Do you think being a vegetarian is radical? According to Foer, “Our situation is an on odd one. Virtually all of us agree that it matters how we treat animals and the environment, and yet few of us give much through to our most important relationship to animals and the environment. Odder still, those who do choose to act in accordance with these uncontroversial values by refusing to eat animals (which everyone agrees can reduce both the number of abused animals and one’s ecological footprint) are often considered marginal or even radical.”

Why are vegetarians constantly being questioned about their behaviors, but meat eaters aren’t?

“We have let the factory farm replace farming for the same reasons our cultures have relegated minorities to being second-class members of society and kept women under the power of men. We treat animals as we do because we want to and can. (Does anyone really wish to deny this anymore?) The myth of consent is perhaps the story of meat, and much comes down to whether this story, when we are realistic, is plausible. But compassion is a muscle that gets stronger with use, and the regular exercise of choosing kindness over cruelty would change us.”

“Choosing leaf or flesh, factory farm or family farm, does not in itself change the world, but teaching ourselves, our children, our local community, and our nation to choose conscience over ease can. One of the greatest opportunities to live our values – or betray them – lies in the food we put on our plates.”
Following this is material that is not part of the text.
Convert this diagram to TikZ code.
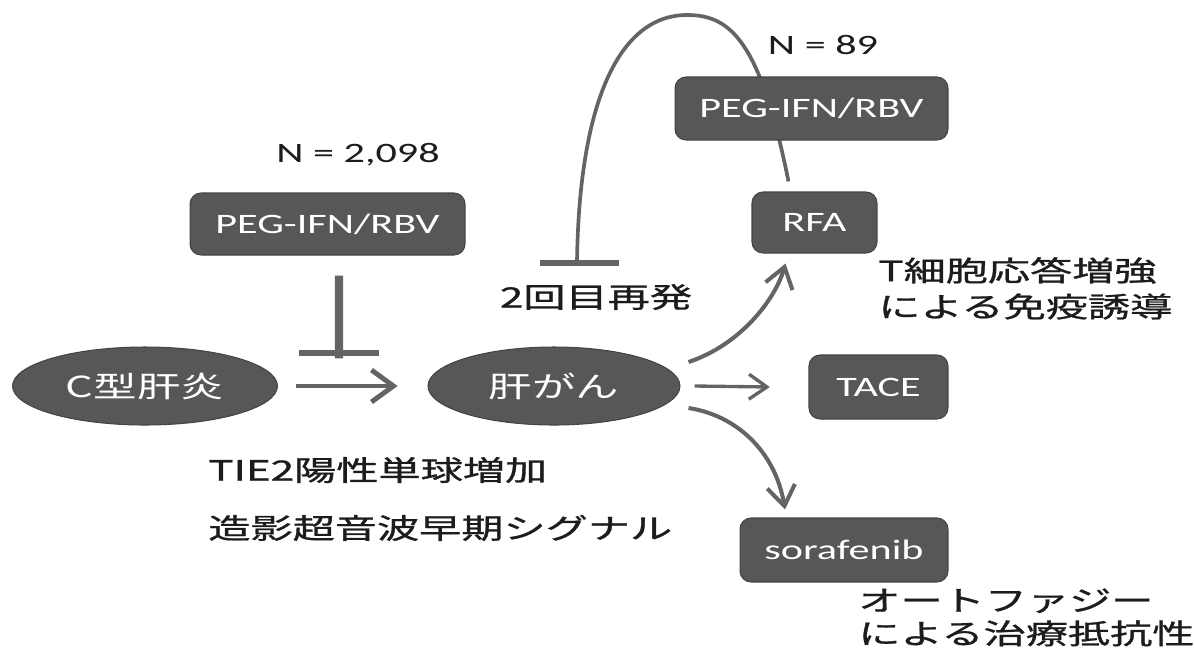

“Martin Luther Ling Jr. wrote passionately about the time when ‘one must take a position that is neither safe, nor politic, nor popular.’ Sometimes we simply have to make a decision because ‘one’s conscience tells on that it is right.”

For all of you critics out there, and I know there are and will be critics because almost everyone I talked to about this said “this book isn’t researched and I am still going to eat meat to matter what I read or hear or learn about” – check out the 60 page works cited/sources at the end of the book. Trust me, this is a WELL researched book. But, if you want to continue to live in denial/ignorance – to each his own : ).